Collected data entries

* BEGIN *

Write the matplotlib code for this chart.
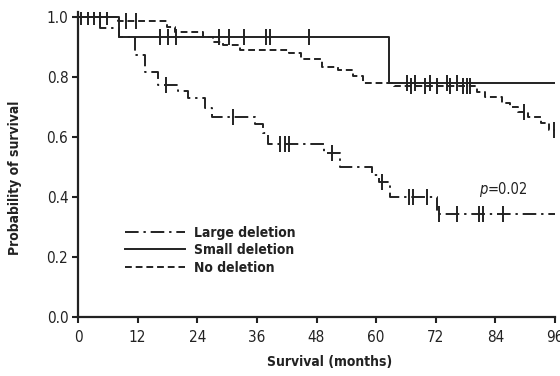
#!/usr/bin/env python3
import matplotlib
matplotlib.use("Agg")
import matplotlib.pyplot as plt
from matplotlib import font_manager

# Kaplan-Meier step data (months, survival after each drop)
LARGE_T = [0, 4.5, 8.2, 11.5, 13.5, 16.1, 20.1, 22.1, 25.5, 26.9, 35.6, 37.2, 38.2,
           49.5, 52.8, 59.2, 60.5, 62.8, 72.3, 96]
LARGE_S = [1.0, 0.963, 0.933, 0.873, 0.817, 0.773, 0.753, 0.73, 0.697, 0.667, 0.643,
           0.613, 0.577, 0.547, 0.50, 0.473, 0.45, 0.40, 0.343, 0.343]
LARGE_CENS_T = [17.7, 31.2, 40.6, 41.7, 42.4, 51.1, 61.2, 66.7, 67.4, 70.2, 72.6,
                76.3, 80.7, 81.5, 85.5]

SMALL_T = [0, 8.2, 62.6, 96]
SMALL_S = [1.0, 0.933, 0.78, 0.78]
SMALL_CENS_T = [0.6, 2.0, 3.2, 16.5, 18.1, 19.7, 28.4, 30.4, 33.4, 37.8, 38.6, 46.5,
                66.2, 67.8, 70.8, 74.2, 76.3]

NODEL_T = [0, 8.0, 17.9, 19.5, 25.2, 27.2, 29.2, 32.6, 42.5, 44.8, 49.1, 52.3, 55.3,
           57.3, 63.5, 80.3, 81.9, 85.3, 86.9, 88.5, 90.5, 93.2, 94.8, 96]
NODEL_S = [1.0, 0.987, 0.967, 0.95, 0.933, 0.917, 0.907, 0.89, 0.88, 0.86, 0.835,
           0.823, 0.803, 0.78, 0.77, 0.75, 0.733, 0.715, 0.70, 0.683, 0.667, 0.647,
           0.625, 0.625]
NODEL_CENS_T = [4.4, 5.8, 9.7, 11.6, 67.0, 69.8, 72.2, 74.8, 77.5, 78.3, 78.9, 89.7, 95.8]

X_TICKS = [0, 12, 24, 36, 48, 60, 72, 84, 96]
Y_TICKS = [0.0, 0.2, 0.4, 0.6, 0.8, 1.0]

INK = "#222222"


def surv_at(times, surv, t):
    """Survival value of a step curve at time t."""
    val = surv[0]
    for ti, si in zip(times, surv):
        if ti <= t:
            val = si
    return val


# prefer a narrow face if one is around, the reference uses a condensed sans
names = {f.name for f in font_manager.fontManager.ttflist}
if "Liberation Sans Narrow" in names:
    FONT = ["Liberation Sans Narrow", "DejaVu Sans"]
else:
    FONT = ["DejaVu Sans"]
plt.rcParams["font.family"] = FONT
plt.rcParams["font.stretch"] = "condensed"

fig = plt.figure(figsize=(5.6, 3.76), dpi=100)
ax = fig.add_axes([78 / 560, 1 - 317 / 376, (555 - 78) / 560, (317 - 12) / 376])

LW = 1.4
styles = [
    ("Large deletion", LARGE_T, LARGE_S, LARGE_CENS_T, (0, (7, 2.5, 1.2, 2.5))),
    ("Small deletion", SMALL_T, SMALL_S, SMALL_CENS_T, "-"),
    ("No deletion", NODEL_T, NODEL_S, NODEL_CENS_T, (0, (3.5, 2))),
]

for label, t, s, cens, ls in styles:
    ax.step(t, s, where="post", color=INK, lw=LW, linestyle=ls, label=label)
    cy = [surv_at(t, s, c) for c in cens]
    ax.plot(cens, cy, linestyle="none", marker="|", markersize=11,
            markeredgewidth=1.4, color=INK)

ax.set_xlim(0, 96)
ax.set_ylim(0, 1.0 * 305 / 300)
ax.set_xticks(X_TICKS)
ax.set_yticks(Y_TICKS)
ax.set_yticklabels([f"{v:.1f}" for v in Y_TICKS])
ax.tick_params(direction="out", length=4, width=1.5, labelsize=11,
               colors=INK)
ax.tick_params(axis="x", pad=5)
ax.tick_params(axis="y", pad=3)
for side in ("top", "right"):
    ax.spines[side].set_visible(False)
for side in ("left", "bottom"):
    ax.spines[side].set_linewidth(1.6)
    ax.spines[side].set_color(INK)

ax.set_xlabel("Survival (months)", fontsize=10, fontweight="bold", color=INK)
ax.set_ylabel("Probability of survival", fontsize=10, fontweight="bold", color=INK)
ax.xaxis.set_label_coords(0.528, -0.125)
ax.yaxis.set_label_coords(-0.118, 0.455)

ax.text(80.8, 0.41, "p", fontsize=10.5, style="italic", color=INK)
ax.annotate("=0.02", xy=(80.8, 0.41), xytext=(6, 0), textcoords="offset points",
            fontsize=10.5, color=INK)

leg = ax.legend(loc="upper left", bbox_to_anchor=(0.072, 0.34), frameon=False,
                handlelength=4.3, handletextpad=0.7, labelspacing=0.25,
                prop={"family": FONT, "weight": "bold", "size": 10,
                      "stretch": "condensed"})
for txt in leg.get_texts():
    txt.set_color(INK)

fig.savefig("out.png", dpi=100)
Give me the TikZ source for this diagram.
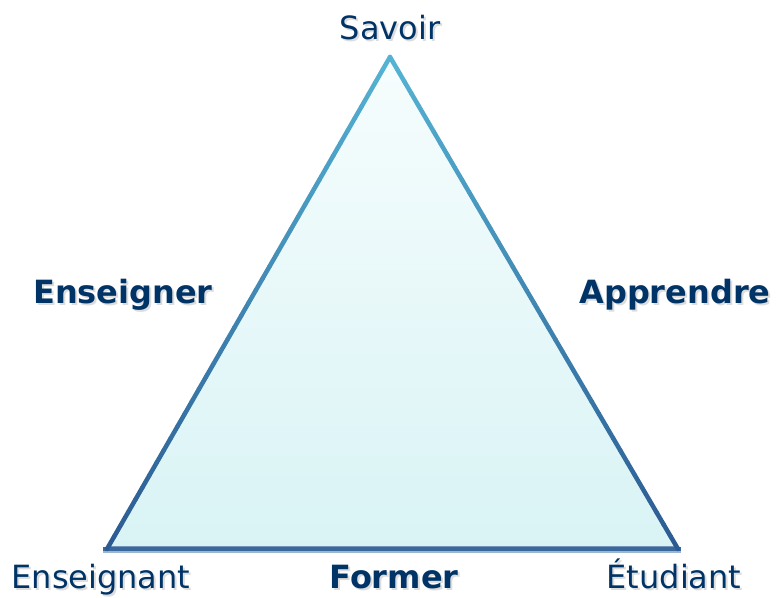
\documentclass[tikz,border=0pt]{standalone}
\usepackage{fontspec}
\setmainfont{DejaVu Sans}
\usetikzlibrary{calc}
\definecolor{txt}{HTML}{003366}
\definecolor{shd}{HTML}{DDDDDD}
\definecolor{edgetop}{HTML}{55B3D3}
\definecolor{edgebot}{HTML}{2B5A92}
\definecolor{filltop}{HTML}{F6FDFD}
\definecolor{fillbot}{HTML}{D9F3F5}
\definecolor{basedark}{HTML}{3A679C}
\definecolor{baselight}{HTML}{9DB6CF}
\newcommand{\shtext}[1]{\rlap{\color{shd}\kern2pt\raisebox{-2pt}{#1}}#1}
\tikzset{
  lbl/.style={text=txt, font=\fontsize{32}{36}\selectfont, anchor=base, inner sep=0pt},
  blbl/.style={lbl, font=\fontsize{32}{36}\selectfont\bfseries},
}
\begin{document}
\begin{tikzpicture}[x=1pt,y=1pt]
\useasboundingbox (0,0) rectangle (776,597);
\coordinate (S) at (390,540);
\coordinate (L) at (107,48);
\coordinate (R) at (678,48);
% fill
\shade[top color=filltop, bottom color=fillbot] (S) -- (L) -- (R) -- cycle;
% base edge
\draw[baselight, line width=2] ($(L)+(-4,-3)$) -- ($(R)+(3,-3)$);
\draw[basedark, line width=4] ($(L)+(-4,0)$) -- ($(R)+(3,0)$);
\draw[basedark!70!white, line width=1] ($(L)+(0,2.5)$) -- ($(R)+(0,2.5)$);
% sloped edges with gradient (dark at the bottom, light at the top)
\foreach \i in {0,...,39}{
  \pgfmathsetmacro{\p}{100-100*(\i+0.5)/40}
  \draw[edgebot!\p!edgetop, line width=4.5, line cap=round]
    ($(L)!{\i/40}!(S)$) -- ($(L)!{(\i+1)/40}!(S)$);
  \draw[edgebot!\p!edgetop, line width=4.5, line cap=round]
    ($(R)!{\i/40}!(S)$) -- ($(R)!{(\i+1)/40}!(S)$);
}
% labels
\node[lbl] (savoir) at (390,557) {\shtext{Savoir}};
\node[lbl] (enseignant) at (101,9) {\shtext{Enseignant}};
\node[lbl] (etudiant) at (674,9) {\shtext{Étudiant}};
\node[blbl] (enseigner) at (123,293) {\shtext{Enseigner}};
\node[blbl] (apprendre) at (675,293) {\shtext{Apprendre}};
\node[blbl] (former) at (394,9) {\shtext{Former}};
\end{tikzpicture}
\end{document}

* END *

▶ **Work to complete**
Would you reproduce the lines above, from the very first through the line containing "76.3, 80.7, 81.5, 85.5]", exactly and without the pictures?

▶ **Solution for this task**
Write the matplotlib code for this chart.
#!/usr/bin/env python3
import matplotlib
matplotlib.use("Agg")
import matplotlib.pyplot as plt
from matplotlib import font_manager

# Kaplan-Meier step data (months, survival after each drop)
LARGE_T = [0, 4.5, 8.2, 11.5, 13.5, 16.1, 20.1, 22.1, 25.5, 26.9, 35.6, 37.2, 38.2,
           49.5, 52.8, 59.2, 60.5, 62.8, 72.3, 96]
LARGE_S = [1.0, 0.963, 0.933, 0.873, 0.817, 0.773, 0.753, 0.73, 0.697, 0.667, 0.643,
           0.613, 0.577, 0.547, 0.50, 0.473, 0.45, 0.40, 0.343, 0.343]
LARGE_CENS_T = [17.7, 31.2, 40.6, 41.7, 42.4, 51.1, 61.2, 66.7, 67.4, 70.2, 72.6,
                76.3, 80.7, 81.5, 85.5]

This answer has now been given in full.